PJ staff report
Baby Boomers and older donors are the most valuable givers and mainly give through the mail to nonprofits, which should focus their fundraising spending on the donors and giving channels that generate the biggest return now and perform the best, a new study says.
And donors prefer to give to charities that spend money on good management and fundraising, says Heart of the Donor: Insights into Donor Motivation and Behavior for the 21st Century.
Commissioned and created by Russ Reid, a part of Omnicom Group, and conducted by Grey Matter Research & Consulting with over 2,000 participants, the study also found donors age 25 to 54 tend to give both online and through the mail.
“The donors who will be most important to us in the coming decade seem equally facile with both mail and online,” Lisa McIntyre, senior vice president for strategy development at Russ Reid, says in a statement.
Still, the study says, older donors are more generous.
While the number of donors age 18 to 24 are comparable to those age 70 and older, it says, the donor who is 70 or older gives three times as much.
“If the goal of a nonprofit is to effectively target today’s best donors, then they should focus significant and smart attention on the donors giving the most money – seniors and boomers,” McIntyre says.
But that does not mean nonprofits should “turn a blind eye” on younger donors, she says.
“Their value will likely increase as they age,” she says. “But fundraising expenditures must be weighted according to a strategy that maximizes those who are giving now.”
And while social media represent an exciting way to reach younger people, the study suggests, those who actively use social media do not use for donations.

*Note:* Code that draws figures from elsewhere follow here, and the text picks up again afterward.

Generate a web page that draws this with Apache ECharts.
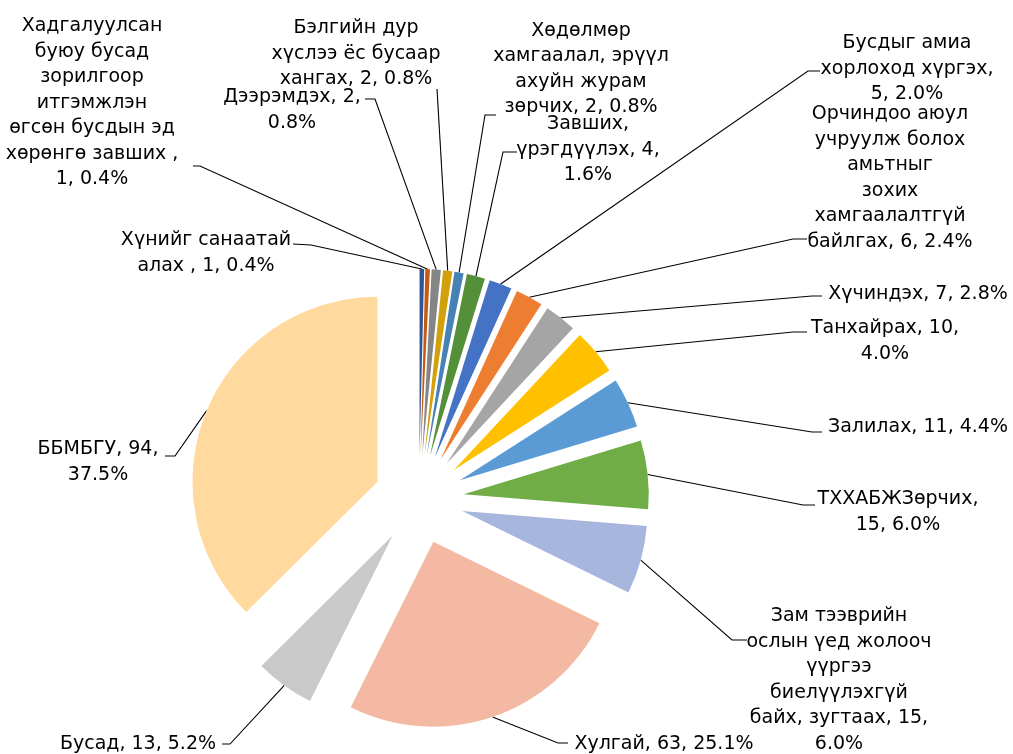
<!DOCTYPE html>
<html>
<head>
<meta charset="utf-8">
<script src="https://cdn.jsdelivr.net/npm/echarts@6/dist/echarts.min.js"></script>
<style>
  html, body { margin: 0; padding: 0; background: #fff; }
  #chart { width: 1013px; height: 754px; }
</style>
</head>
<body>
<div id="chart"></div>
<script>
// категориуд (цагийн зүүний дагуу, 12 цагаас эхэлнэ)
var categories = [
  'Хүнийг санаатай алах ',
  'Хадгалуулсан буюу бусад зорилгоор итгэмжлэн өгсөн бусдын эд хөрөнгө завших ',
  'Дээрэмдэх',
  'Бэлгийн дур хүслээ ёс бусаар хангах',
  'Хөдөлмөр хамгаалал, эрүүл ахуйн журам зөрчих',
  'Завших, үрэгдүүлэх',
  'Бусдыг амиа хорлоход хүргэх',
  'Орчиндоо аюул учруулж болох амьтныг зохих хамгаалалтгүй байлгах',
  'Хүчиндэх',
  'Танхайрах',
  'Залилах',
  'ТХХАБЖЗөрчих',
  'Зам тээврийн ослын үед жолооч үүргээ биелүүлэхгүй байх, зугтаах',
  'Хулгай',
  'Бусад',
  'ББМБГУ'
];
var values = [1, 1, 2, 2, 2, 4, 5, 6, 7, 10, 11, 15, 15, 63, 13, 94];

var colors = [
  '#2F5597', '#C55A11', '#858585', '#D1A00A', '#4682B4', '#548F3A',
  '#4472C4', '#ED7D31', '#A5A5A5', '#FFC000', '#5B9BD5', '#70AD47',
  '#A7B6DD', '#F4B9A3', '#C9C9C9', '#FFD99D'
];

// how many words go on each line of a label (Excel wrapping)
var lineWords = [
  [2, 4], [1, 2, 1, 1, 3, 3, 2], [2, 1], [2, 3, 3], [1, 2, 2, 3], [1, 2, 1],
  [2, 2, 2], [2, 2, 1, 1, 1, 3], [3], [2, 1], [3], [1, 2],
  [2, 3, 1, 1, 3, 1], [3], [3], [2, 1]
];
// label block centre [x, y]
var labelPos = [
  [206, 253], [92, 103], [292, 110], [356, 54], [581, 69], [588, 150],
  [907, 69], [890, 178], [918, 294], [885, 341], [918, 427], [898, 512],
  [839, 680], [664, 744], [138, 744], [98, 462]
];
// leader line end at the label [x, y, elbowX, elbowY]
var lineEnd = [
  [293, 244, 311, 245], [193, 166, 200, 166], [365, 99, 375, 99], [437, 89, 437, 89],
  [496, 115, 485, 115], [517, 152, 503, 152], [820, 71, 808, 71], [807, 239, 793, 239],
  [822, 296, 812, 296], [807, 332, 793, 332], [822, 432, 812, 432], [815, 505, 803, 505],
  [747, 640, 732, 640], [568, 743, 558, 743], [222, 744, 230, 744], [165, 456, 175, 456]
];

var pieCenter = [419, 499];
var pieRadius = 185;
var explode = 45;

var total = values.reduce(function (a, b) { return a + b; }, 0);

function wrapLabel(i) {
  var pct = (values[i] / total * 100).toFixed(1) + '%';
  var words = (categories[i] + ', ' + values[i] + ', ' + pct).split(' ');
  var lines = [], k = 0;
  lineWords[i].forEach(function (n) {
    lines.push(words.slice(k, k + n).join(' '));
    k += n;
  });
  return lines.join('\n');
}

// offset of the exploded slice i (clockwise from 12 o'clock)
function sliceShift(i) {
  var before = 0;
  for (var j = 0; j < i; j++) before += values[j];
  var a = (before + values[i] / 2) / total * 2 * Math.PI;
  return [Math.sin(a) * explode, -Math.cos(a) * explode];
}

var chart = echarts.init(document.getElementById('chart'));
chart.setOption({
  animation: false,
  series: [{
    // exploded slices
    type: 'pie',
    center: pieCenter,
    radius: pieRadius,
    startAngle: 90,
    clockwise: true,
    selectedMode: 'multiple',
    selectedOffset: explode,
    silent: true,
    itemStyle: { borderWidth: 0 },
    emphasis: { disabled: true },
    label: { show: false },
    labelLine: { show: false },
    data: categories.map(function (c, i) {
      return { name: c, value: values[i], selected: true, itemStyle: { color: colors[i] } };
    })
  }, {
    // same slices, transparent, only for the data labels
    type: 'pie',
    center: pieCenter,
    radius: pieRadius,
    startAngle: 90,
    clockwise: true,
    silent: true,
    avoidLabelOverlap: false,
    itemStyle: { color: 'rgba(0,0,0,0)', borderWidth: 0 },
    emphasis: { disabled: true },
    label: {
      show: true,
      position: 'outside',
      color: '#000',
      fontFamily: 'DejaVu Sans',
      fontSize: 19,
      lineHeight: 25.5,
      align: 'center',
      formatter: function (p) { return wrapLabel(p.dataIndex); }
    },
    labelLine: {
      show: true,
      length: 10,
      length2: 10,
      lineStyle: { color: '#000', width: 1.1, opacity: 1 }
    },
    labelLayout: function (params) {
      var i = params.dataIndex;
      var e = lineEnd[i];
      var p0 = params.labelLinePoints[0];
      var s = sliceShift(i);
      return {
        x: labelPos[i][0],
        y: labelPos[i][1],
        align: 'center',
        verticalAlign: 'middle',
        labelLinePoints: [[p0[0] + s[0], p0[1] + s[1]], [e[2], e[3]], [e[0], e[1]]]
      };
    },
    data: categories.map(function (c, i) {
      return { name: c, value: values[i] };
    })
  }]
});
</script>
</body>
</html>
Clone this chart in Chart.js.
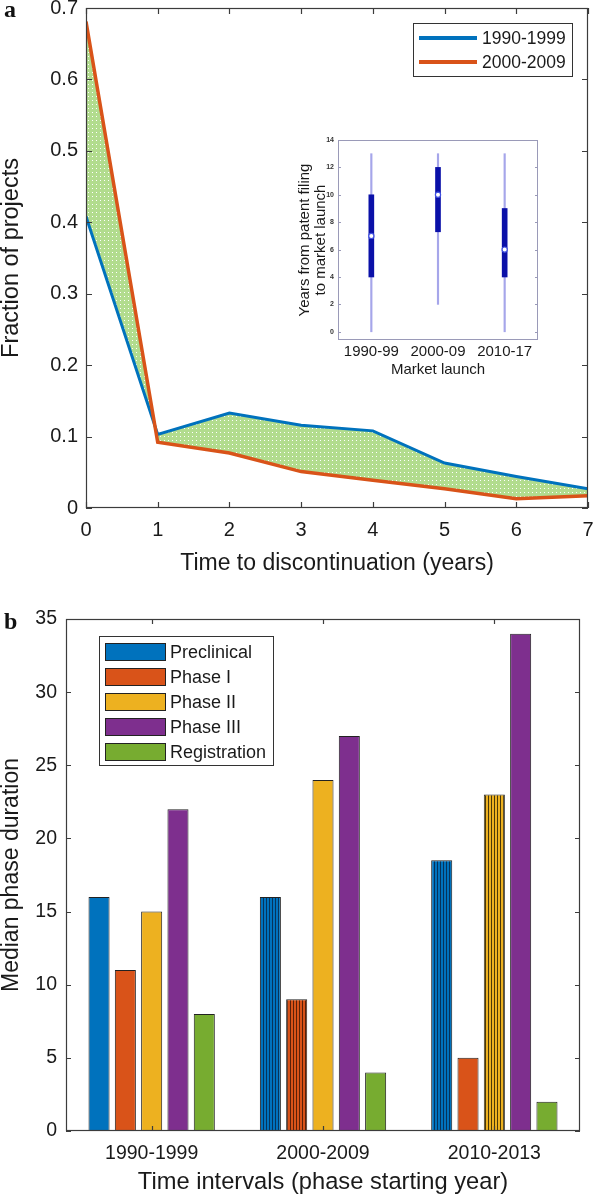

Investment in effective management and fundraising also are important to donors, the study says.
Given a choice, it says, people prefer to give to charities that hire top-quality managers, even with higher salaries, rather than to charities that hire less experienced managers and spend fewer dollars on salaries.
An even greater percentage prefer to give to charities that spend more on fundraising and generates more giving than to charities that spend little on fundraising but raise less money.
Only 28 percent of survey respondents prefer efficiency over effectiveness, McIntyre says.
“Nonprofits are under relentless scrutiny for their fundraising costs,” McIntyre says. “What donors want more than anything else is value for their money. Spending money on salaries is fine, as long as your leaders are effective. If you spend more on fundraising, it’s fine as long as it effectively raises more money for the work.”